From the moment when the `Little Sister' appears in his office -pathetic, appealing but with something strangely phoney about her- private detective Philip Marlowe gets into a series of strange and increasingly violent happenings. Marlowe tries futilely to reunite a scattered family: a dead blackmailer, a rising movie star and a girl named Orfamay Quest. In sorting out the mystery, Marlowe gets involved with picture people, including a powerful agent, a half-senile studio head and the muscle the studios call out to deal with blackmailers. Some of them have ice picks sticking out of their necks. And of course, he has to take care of those corrupt small-town cops from Bay City. From the first words of the Little Sister you immediately get into that typical film noir mood. The way Chandler describes the shabby office of Philip Marlowe gets you really going. You breathe and smell the decadence of the 1940's and know that you have to get ready for a rollercoaster ride through many intrigues. With the hand of the master Chandler weaves all the evidence into a complex web and keeps you on edge to find the solution. But be prepared, the plot is getting complex very fast and the denouement might come as a total surprise if you do not watch out very carefully. But then again, the real joy of the novel is not in trying to figure out who is who, and who did what, but in the way Chandler lets the mystery unfold. By the time Raymond Chandler wrote The Little Sister, he had written several screenplays for Hollywood pictures. He did not earn that much money by writing books, so he needed the dough he was offered by the Tinseltown people. This does not mean that he enjoyed this very much. There is plenty of cynicism directed towards Hollywood. It seems as if The Little Sister is some kind of getting even with how Chandler was treated by the major film bosses.

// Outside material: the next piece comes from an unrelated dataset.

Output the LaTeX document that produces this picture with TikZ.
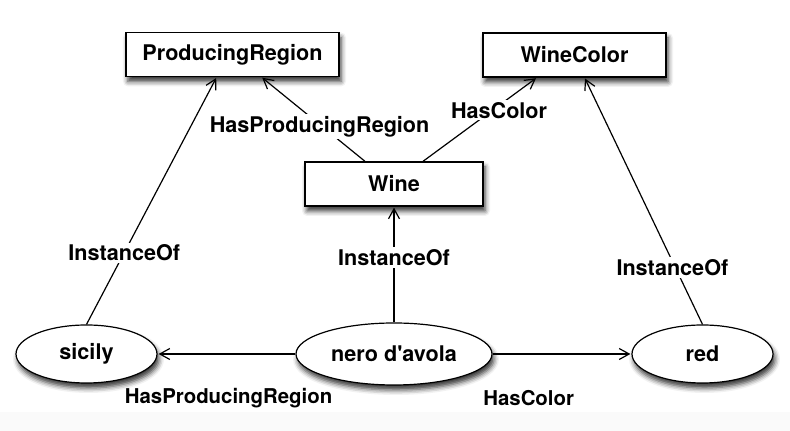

Chandler skewers Hollywood

This is my favorite Raymond Chandler novel. After reading the first two pages, describing a bored Philip Marlowe watching a blue bottle fly, I set the book down and said, "Chandler! you are one cocky son-of-a-bitch!" Amazing stuff! Though I read the book years ago, I still remember Marlowe's visit to a Hollywood producer. Can there be anything in literature better conveying the stench of greed and magalomania?

More than a Crime Novelist

The latest in a long series of visits to LA had me refreshing my memory of one of my favourite novelists. As a young man I knew the Philip Marlowe books nearly by heart before I ever set foot in the city they put on the literary map. I have always thought that Chandler counts as literature not just as crime fiction. He was a professed admirer of the ultra-craftsman Flaubert, and it shows in the way he works at every sentence, indeed every word. He was English and as far as I know unrelated to the 'real' LA Chandlers (he attended the same school as P G Wodehouse, if you can believe it). He maintained that 'the American language' can say anything and in The Simple Art of Murder he took a brilliant potshot at the Agatha Christie school of English crime fiction , all tight-lipped butlers polishing the georgian silver and respectful upper-middles gathered to hear the amateur master-sleuth analyse over 5 or 6 pages which of them dunnit. His power of creating atmosphere is phenomenal, his dialogue is legendary, and for me The Little Sister is the best of the 7 Marlowes. It's at the crest of the hill, before he started to lose concentration in The Long Goodbye and lost just about everything in the sad Playback. I can still feel the heavy heat at the start of the book, and the dialogue is the best he ever did. Is there any other instance of anyone silencing Marlowe with an answer the way the beat-up hotel dick does when Marlowe tells him he is going up to room such-and-such and the hotel dick says 'Am I stopping you?'. And I cherish the bit about the same character tucking his gun into his waistband 'in an emergency he could probably have got it out in less than a minute'. I can't even yet follow the plot, but actually I have never been able to follow any Chandler plot, though I suspect the author himself lost his way in this one. It's maybe the first sign of the decline that set in next -- Marlowe is beginning to feel old and tired and he is probably speaking for more than himself. The plot is really neither here nor there. The only fully developed character is Marlowe himself, but Mavis Weld comes over well, the little sister herself is a memorable grotesque and see what you make of Dolores Gonzalez. The other major character is Los Angeles itself, which fascinates me as it obviously fascinated its adopted son Chandler. Half a century and more on from the time of writing I can still get the feel of Chandler's LA.

Top flight 'thirties style mystery drama. L.A.'s seamy past.

I just finished reading "The High Window" and got hooked so I went right out and bought "The Little Sister". I'm not sorry. It's even better! Now I'll have to go buy "Trouble is My Business". I only have about 40 pages left and I don't want it to end yet. Raymond Chandler is the best.